My actual arrival on-site did nothing to calm the fears. As I was climbing into my jumpsuit and strapping on my kneepads, Pike County Coroner Charles Morris came up to me and said, “You know, Doc, you don't have to go in there if you don't want to. Those mine inspectors started talking after I called you up here, and although they assured me that the mine was safe, they were a little worried about sending in a woman who'd never been in a coal mine before.”

I stared silently at him for at least five seconds while my mind raced. Everyone had turned to look at me and I knew I'd be judged by what I said next. I took a deep breath.

“First of all, Charles, nobody is sending me into that mine.
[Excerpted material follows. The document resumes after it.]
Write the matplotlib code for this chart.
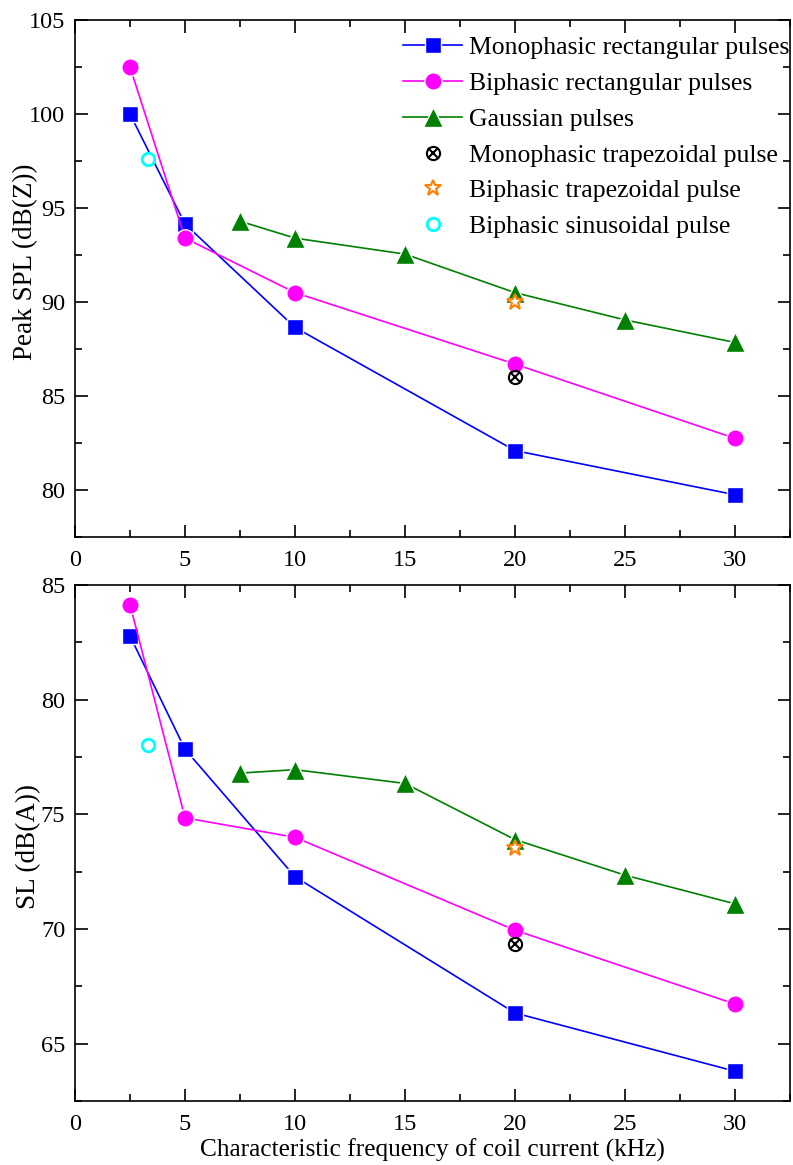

I'm walking in with those guys who are telling you it's safe.” I pointed directly at the men from the Bureau of Mine Safety and chuckled a little to soften my words, but I was serious as I added, “Of course, if they choose to stay out here in the open, I'll be right out here with them.”

I could see the investigators nodding to each other, and that gave me the courage to go on. “Besides, Charles, how bad can it be? There's the entrance, and it's a lot bigger than I expected. Heck, it looks like it's eight feet high and a good fifteen feet wide. I've been in lots of spaces smaller than that.”

This time it was the mine inspectors who laughed, and if I'd been a little more astute to the glances that passed between them, maybe I would have swallowed my pride and stayed outside. But I didn't. With my best show of bravado, I reached for my regular hard hat and picked up my biggest flashlight.

“No, Doc, that won't do,” said Charles. “You have to wear this.” He handed me a dented and blackened coal miner's helmet and a flat metal box to which was attached a short insulated cable and small spotlight. As I held this helmet in one hand and the box in the other, he strapped a thick nylon webbed belt around my waist.